On July 20, 1966, Metro's West Point wastewater treatment plant is dedicated and begins treating sewage, which since 1912 had been dumped into Puget Sound. By 1970, the plant will handle sewage that had been dumped into the Duwamish River and Elliott Bay, making Seattle's waterfront, "One of the cleanest in the world" (Lane). West Point is a point of land that extends into Puget Sound from Fort Lawton and Discovery Park.
In 1913, Seattle City Engineer Reginald H. Thomson (1856-1949) completed a mammoth brick sewer, 12 feet in diameter, that ran across the north end of Seattle to a beach at Fort Lawton. A pipe carried the effluent to a point about 25 feet underwater. Raw sewage from homes and businesses was discharged into the salt water where, it was believed at the time, nature would take care of it. A fan-shaped plume could easily be seen from the air and the beach at West Point became coated with a black slime. Nearby beaches were often closed because of bacterial contamination. By the mid 1950s, 40 million gallons per day flowed into the sound.
After it was formed in 1958, Metro -- the Municipality of Metropolitan Seattle -- planned a 125-million-gallon-per-day plant at West Point to provide primary treatment. Primary treatment removes about half the solids from sewage and then chlorinates the discharge to kill harmful organisms. At the time, this was the standard method of wastewater treatment for a city like Seattle. Work on the West Point plant began in 1962 and it cost $11.9 million.
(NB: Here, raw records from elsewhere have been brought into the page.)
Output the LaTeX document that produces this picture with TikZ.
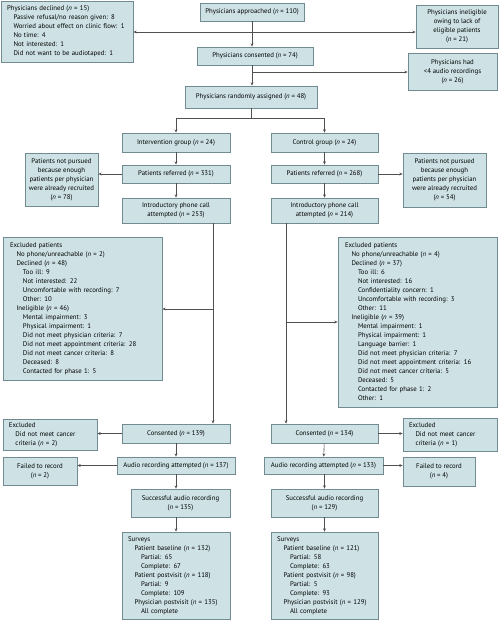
\documentclass[tikz,border=0pt]{standalone}
\usepackage{fontspec}
\setmainfont{PT Sans}
\usetikzlibrary{arrows.meta}
\definecolor{bfill}{RGB}{206,226,230}
\definecolor{bline}{RGB}{112,140,146}
\definecolor{cline}{RGB}{80,80,80}
\newcommand\nn{\textit{n}}
\newcommand\ia{\hspace*{6.5pt}}
\newcommand\ib{\hspace*{13pt}}
\tikzset{
  box/.style={draw=bline, fill=bfill, line width=0.8pt, inner sep=0pt, align=center,
    font=\fontsize{6.8}{9}\selectfont, text=black},
  lbox/.style={box, align=left},
  arr/.style={draw=cline, line width=0.6pt, -{Stealth[length=3.2pt,width=2.8pt]}},
  ln/.style={draw=cline, line width=0.6pt}
}
\begin{document}
\begin{tikzpicture}[x=1pt,y=-1pt]
\useasboundingbox (0,0) rectangle (500,621);
% top
\node[lbox, minimum width=132, minimum height=61, text width=120] (decl) at (67,31.5)
 {Physicians declined (\nn{} = 15)\\
  \ia Passive refusal/no reason given: 8\\
  \ia Worried about effect on clinic flow: 1\\
  \ia No time: 4\\
  \ia Not interested: 1\\
  \ia Did not want to be audiotaped: 1};
\node[box, minimum width=104, minimum height=18] (appr) at (252,12) {Physicians approached (\nn{} = 110)};
\node[box, minimum width=82, minimum height=43] (inelig) at (457,26.5)
 {Physicians ineligible\\owing to lack of\\eligible patients\\(\nn{} = 21)};
\node[box, minimum width=116, minimum height=18] (cons) at (255,56) {Physicians consented (\nn{} = 74)};
\node[box, minimum width=89, minimum height=37] (lt4) at (452.5,71.5)
 {Physicians had\\<4 audio recordings\\(\nn{} = 26)};
\node[box, minimum width=132, minimum height=22] (rand) at (251,97) {Physicians randomly assigned (\nn{} = 48)};
% left arm
\node[box, minimum width=108, minimum height=19] (intv) at (176,142.5) {Intervention group (\nn{} = 24)};
\node[box, minimum width=108, minimum height=18] (refL) at (176,174) {Patients referred (\nn{} = 331)};
\node[box, minimum width=73, minimum height=53] (npL) at (61.5,179.5)
 {Patients not pursued\\because enough\\patients per physician\\were already recruited\\(\nn{} = 78)};
\node[box, minimum width=108, minimum height=25] (phL) at (176,210.5) {Introductory phone call\\attempted (\nn{} = 253)};
% right arm
\node[box, minimum width=107, minimum height=19] (ctrl) at (324.5,142.5) {Control group (\nn{} = 24)};
\node[box, minimum width=107, minimum height=18] (refR) at (324.5,174) {Patients referred (\nn{} = 268)};
\node[box, minimum width=83, minimum height=54] (npR) at (444.5,180)
 {Patients not pursued\\because enough\\patients per physician\\were already recruited\\(\nn{} = 54)};
\node[box, minimum width=107, minimum height=25] (phR) at (324.5,210.5) {Introductory phone call\\attempted (\nn{} = 214)};
% excluded patients
\node[lbox, minimum width=159, minimum height=143, text width=145] (exL) at (82.5,308.5)
 {Excluded patients\\
  \ia No phone/unreachable (\nn{} = 2)\\
  \ia Declined (\nn{} = 48)\\
  \ib Too ill: 9\\
  \ib Not interested: 22\\
  \ib Uncomfortable with recording: 7\\
  \ib Other: 10\\
  \ia Ineligible (\nn{} = 46)\\
  \ib Mental impairment: 3\\
  \ib Physical impairment: 1\\
  \ib Did not meet physician criteria: 7\\
  \ib Did not meet appointment criteria: 28\\
  \ib Did not meet cancer criteria: 8\\
  \ib Deceased: 8\\
  \ib Contacted for phase 1: 5};
\node[lbox, minimum width=159, minimum height=170, text width=145] (exR) at (417.5,322)
 {Excluded patients\\
  \ia No phone/unreachable (\nn{} = 4)\\
  \ia Declined (\nn{} = 37)\\
  \ib Too ill: 6\\
  \ib Not interested: 16\\
  \ib Confidentiality concern: 1\\
  \ib Uncomfortable with recording: 3\\
  \ib Other: 11\\
  \ia Ineligible (\nn{} = 39)\\
  \ib Mental impairment: 1\\
  \ib Physical impairment: 1\\
  \ib Language barrier: 1\\
  \ib Did not meet physician criteria: 7\\
  \ib Did not meet appointment criteria: 16\\
  \ib Did not meet cancer criteria: 5\\
  \ib Deceased: 5\\
  \ib Contacted for phase 1: 2\\
  \ib Other: 1};
% bottom left
\node[box, minimum width=108, minimum height=19] (consL) at (176,433.5) {Consented (\nn{} = 139)};
\node[lbox, minimum width=94, minimum height=31, text width=82] (excL) at (50,435)
 {Excluded\\\ia Did not meet cancer\\\ia criteria (\nn{} = 2)};
\node[box, minimum width=118, minimum height=17] (audL) at (176,465.5) {Audio recording attempted (\nn{} = 137)};
\node[box, minimum width=74, minimum height=28] (failL) at (40,471) {Failed to record\\(\nn{} = 2)};
\node[box, minimum width=99, minimum height=28] (succL) at (180.5,503) {Successful audio recording\\(\nn{} = 135)};
\node[lbox, minimum width=108, minimum height=87, text width=96] (survL) at (176,575.5)
 {Surveys\\
  \ia Patient baseline (\nn{} = 132)\\
  \ib Partial: 65\\
  \ib Complete: 67\\
  \ia Patient postvisit (\nn{} = 118)\\
  \ib Partial: 9\\
  \ib Complete: 109\\
  \ia Physician postvisit (\nn{} = 135)\\
  \ib All complete};
% bottom right
\node[box, minimum width=107, minimum height=19] (consR) at (324.5,433.5) {Consented (\nn{} = 134)};
\node[lbox, minimum width=94, minimum height=33, text width=82] (excR) at (450,434.5)
 {Excluded\\\ia Did not meet cancer\\\ia criteria (\nn{} = 1)};
\node[box, minimum width=119, minimum height=17] (audR) at (323.5,465.5) {Audio recording attempted (\nn{} = 133)};
\node[box, minimum width=72, minimum height=29] (failR) at (439,471.5) {Failed to record\\(\nn{} = 4)};
\node[box, minimum width=107, minimum height=28] (succR) at (324.5,503) {Successful audio recording\\(\nn{} = 129)};
\node[lbox, minimum width=107, minimum height=87, text width=95] (survR) at (324.5,575.5)
 {Surveys\\
  \ia Patient baseline (\nn{} = 121)\\
  \ib Partial: 58\\
  \ib Complete: 63\\
  \ia Patient postvisit (\nn{} = 98)\\
  \ib Partial: 5\\
  \ib Complete: 93\\
  \ia Physician postvisit (\nn{} = 129)\\
  \ib All complete};
% connectors top
\coordinate (j1) at (252,32);
\coordinate (j2) at (252,72);
\coordinate (sp) at (251,118);
\draw[arr] (appr.south -| j1) -- (cons.north -| j1);
\draw[arr] (j1) -- (j1 -| decl.east);
\draw[arr] (j1) -- (j1 -| inelig.west);
\draw[arr] (cons.south -| j2) -- (rand.north -| j2);
\draw[arr] (j2) -- (j2 -| lt4.west);
\draw[ln] (rand.south -| sp) -- (sp);
\draw[arr] (sp) -| (intv.north);
\draw[arr] (sp) -| (ctrl.north);
% arms
\draw[arr] (intv) -- (refL);
\draw[arr] (refL) -- (phL);
\draw[arr] (refL.west) -- (refL.west -| npL.east);
\draw[arr] (ctrl) -- (refR);
\draw[arr] (refR) -- (phR);
\draw[arr] (refR.east) -- (refR.east -| npR.west);
\coordinate (vL) at (213,309);
\coordinate (vR) at (286,322);
\draw[arr] (phL.south -| vL) -- (consL.north -| vL);
\draw[arr] (vL) -- (vL -| exL.east);
\draw[arr] (phR.south -| vR) -- (consR.north -| vR);
\draw[arr] (vR) -- (vR -| exR.west);
% bottom
\draw[arr] (consL.west) -- (consL.west -| excL.east);
\draw[arr] (consL) -- (audL);
\draw[arr] (audL.west) -- (audL.west -| failL.east);
\draw[arr] (audL.south -| survL.north) -- (succL.north -| survL.north);
\draw[arr] (succL.south -| survL.north) -- (survL.north);
\draw[arr] (consR.east) -- (consR.east -| excR.west);
\draw[arr] (consR) -- (audR);
\draw[arr] (audR.east) -- (audR.east -| failR.west);
\draw[arr] (audR.south -| succR.north) -- (succR.north);
\draw[arr] (succR) -- (survR);
\end{tikzpicture}
\end{document}
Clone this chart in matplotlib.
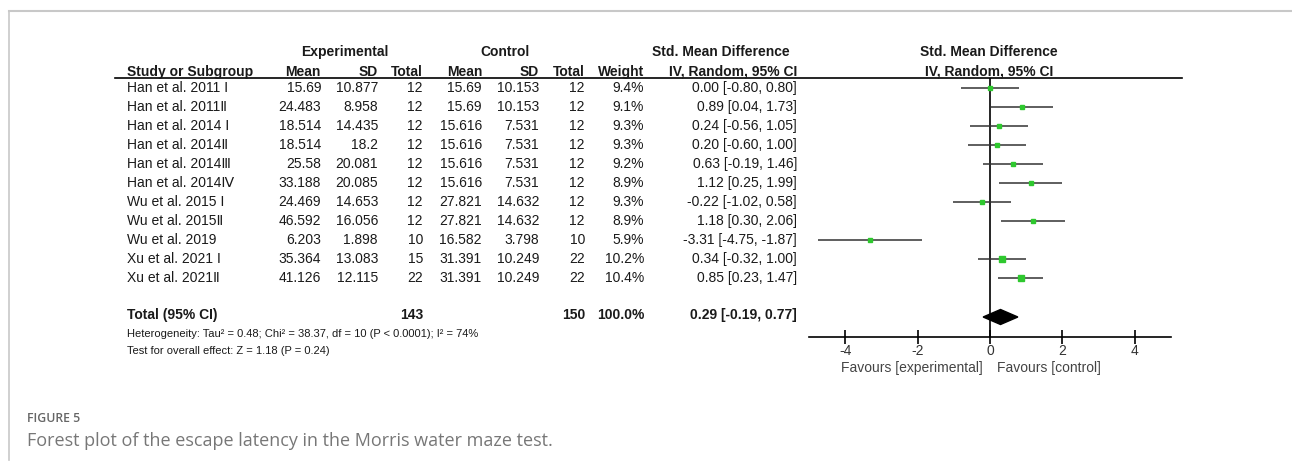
import numpy as np
import matplotlib
matplotlib.use("Agg")
import matplotlib.pyplot as plt
from matplotlib.patches import Polygon

plt.rcParams['font.family'] = ['Liberation Sans', 'DejaVu Sans']

# ---- data ----
studies = ["Han et al. 2011 Ⅰ", "Han et al. 2011Ⅱ", "Han et al. 2014 Ⅰ", "Han et al. 2014Ⅱ",
           "Han et al. 2014Ⅲ", "Han et al. 2014Ⅳ", "Wu et al. 2015 Ⅰ", "Wu et al. 2015Ⅱ",
           "Wu et al. 2019", "Xu et al. 2021 Ⅰ", "Xu et al. 2021Ⅱ"]
exp_mean = ["15.69", "24.483", "18.514", "18.514", "25.58", "33.188", "24.469", "46.592", "6.203", "35.364", "41.126"]
exp_sd = ["10.877", "8.958", "14.435", "18.2", "20.081", "20.085", "14.653", "16.056", "1.898", "13.083", "12.115"]
exp_n = [12, 12, 12, 12, 12, 12, 12, 12, 10, 15, 22]
ctl_mean = ["15.69", "15.69", "15.616", "15.616", "15.616", "15.616", "27.821", "27.821", "16.582", "31.391", "31.391"]
ctl_sd = ["10.153", "10.153", "7.531", "7.531", "7.531", "7.531", "14.632", "14.632", "3.798", "10.249", "10.249"]
ctl_n = [12, 12, 12, 12, 12, 12, 12, 12, 10, 22, 22]
weight = [9.4, 9.1, 9.3, 9.3, 9.2, 8.9, 9.3, 8.9, 5.9, 10.2, 10.4]
smd = [0.00, 0.89, 0.24, 0.20, 0.63, 1.12, -0.22, 1.18, -3.31, 0.34, 0.85]
lo = [-0.80, 0.04, -0.56, -0.60, -0.19, 0.25, -1.02, 0.30, -4.75, -0.32, 0.23]
hi = [0.80, 1.73, 1.05, 1.00, 1.46, 1.99, 0.58, 2.06, -1.87, 1.00, 1.47]
total_exp, total_ctl, total_w = 143, 150, "100.0%"
pooled, pooled_lo, pooled_hi = 0.29, -0.19, 0.77
ticks = [-4, -2, 0, 2, 4]

W, H = 1292, 467
fig = plt.figure(figsize=(W / 100, H / 100), dpi=100)
ax = fig.add_axes([0, 0, 1, 1])
ax.set_xlim(0, W)
ax.set_ylim(H, 0)
ax.axis('off')

# frame of the figure box
ax.plot([9, W], [11, 11], color='#c8c8c8', lw=1.5)
ax.plot([9, 9], [11, 460], color='#c8c8c8', lw=1.2)

fs = 10
tc = '#1a1a1a'
row_y = 88 + 19 * np.arange(len(studies))

# headers
for x, lab in [(345, "Experimental"), (505, "Control"), (721, "Std. Mean Difference"),
               (989, "Std. Mean Difference")]:
    ax.text(x, 52, lab, ha='center', va='center', fontsize=fs, weight='bold', color=tc)
ax.text(989, 72, "IV, Random, 95% CI", ha='center', va='center', fontsize=fs, weight='bold', color=tc)
ax.text(127, 72, "Study or Subgroup", ha='left', va='center', fontsize=fs, weight='bold', color=tc)
cols = [(321, "Mean"), (378, "SD"), (423, "Total"), (482, "Mean"), (539, "SD"),
        (585, "Total"), (644, "Weight"), (797, "IV, Random, 95% CI")]
for x, lab in cols:
    ax.text(x, 72, lab, ha='right', va='center', fontsize=fs, weight='bold', color=tc)
ax.plot([115, 1182], [78, 78], color='black', lw=1.2)

# rows
for i, y in enumerate(row_y):
    ax.text(127, y, studies[i], ha='left', va='center', fontsize=fs, color=tc)
    vals = [exp_mean[i], exp_sd[i], str(exp_n[i]), ctl_mean[i], ctl_sd[i], str(ctl_n[i]),
            f"{weight[i]:.1f}%", f"{smd[i]:.2f} [{lo[i]:.2f}, {hi[i]:.2f}]"]
    for (x, _), v in zip(cols, vals):
        ax.text(x, y, v, ha='right', va='center', fontsize=fs, color=tc)

ty = 315
ax.text(127, ty, "Total (95% CI)", ha='left', va='center', fontsize=fs, weight='bold', color=tc)
ax.text(423, ty, str(total_exp), ha='right', va='center', fontsize=fs, weight='bold', color=tc)
ax.text(585, ty, str(total_ctl), ha='right', va='center', fontsize=fs, weight='bold', color=tc)
ax.text(644, ty, total_w, ha='right', va='center', fontsize=fs, weight='bold', color=tc)
ax.text(797, ty, f"{pooled:.2f} [{pooled_lo:.2f}, {pooled_hi:.2f}]", ha='right', va='center',
        fontsize=fs, weight='bold', color=tc)
# these two lines are narrower in the original
ax.text(127, 334, "Heterogeneity: Tau² = 0.48; Chi² = 38.37, df = 10 (P < 0.0001); I² = 74%",
        ha='left', va='center', fontsize=8, color=tc)
ax.text(127, 351, "Test for overall effect: Z = 1.18 (P = 0.24)",
        ha='left', va='center', fontsize=8, color=tc)

# caption
ax.text(27, 419, "FIGURE 5", ha='left', va='center', fontsize=8.8, color='#666666',
        family='Open Sans', weight='semibold')
ax.text(27, 441, "Forest plot of the escape latency in the Morris water maze test.",
        ha='left', va='center', fontsize=13, color='#777777', family='Open Sans')

# forest panel: pixel rows on y, effect size on x
x0, x1, ytop, ybot = 809, 1171, 78, 337
fx = fig.add_axes([x0 / W, 1 - ybot / H, (x1 - x0) / W, (ybot - ytop) / H])
fx.patch.set_alpha(0)
fx.set_xlim(-5, 5)
fx.set_ylim(ybot, ytop)
for s in ['top', 'left', 'right']:
    fx.spines[s].set_visible(False)
fx.spines['bottom'].set_linewidth(1.2)
fx.set_yticks([])
fx.set_xticks(ticks)
fx.set_xticklabels([str(t) for t in ticks])
fx.tick_params(axis='x', direction='inout', length=10, width=1.2, labelsize=10,
               labelcolor='#333333', pad=0)
fx.axvline(0, color='black', lw=1.2)

fx.hlines(row_y, lo, hi, color='#333333', lw=1.1)
ms = 1.15 * np.sqrt(weight)
for i, y in enumerate(row_y):
    fx.plot(smd[i], y, marker='s', ms=ms[i], color='#2ec82e', mec='#2ec82e', ls='none')

dy = 7.5
fx.add_patch(Polygon([[pooled_lo, ty + 2], [pooled, ty + 2 - dy], [pooled_hi, ty + 2], [pooled, ty + 2 + dy]],
                     closed=True, color='black'))

ax.text(983, 368, "Favours [experimental]", ha='right', va='center', fontsize=10, color='#444444')
ax.text(997, 368, "Favours [control]", ha='left', va='center', fontsize=10, color='#444444')

fig.savefig("out.png", dpi=100)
Additional trunk lines were built. In 1970, Seattle's old Diagonal Avenue treatment plant was closed and the Elliott Bay interceptor sewer was completed. Sewage flowed to West Point. Dissolved oxygen levels in the Duwamish River and in Elliott Bay (an indicator of how much oxygen in the water is available for aquatic life) rose from three-tenths of a milligram per liter to more than four milligrams per liter. By 1995, the dissolved oxygen levels climbed to eight milligrams per liter.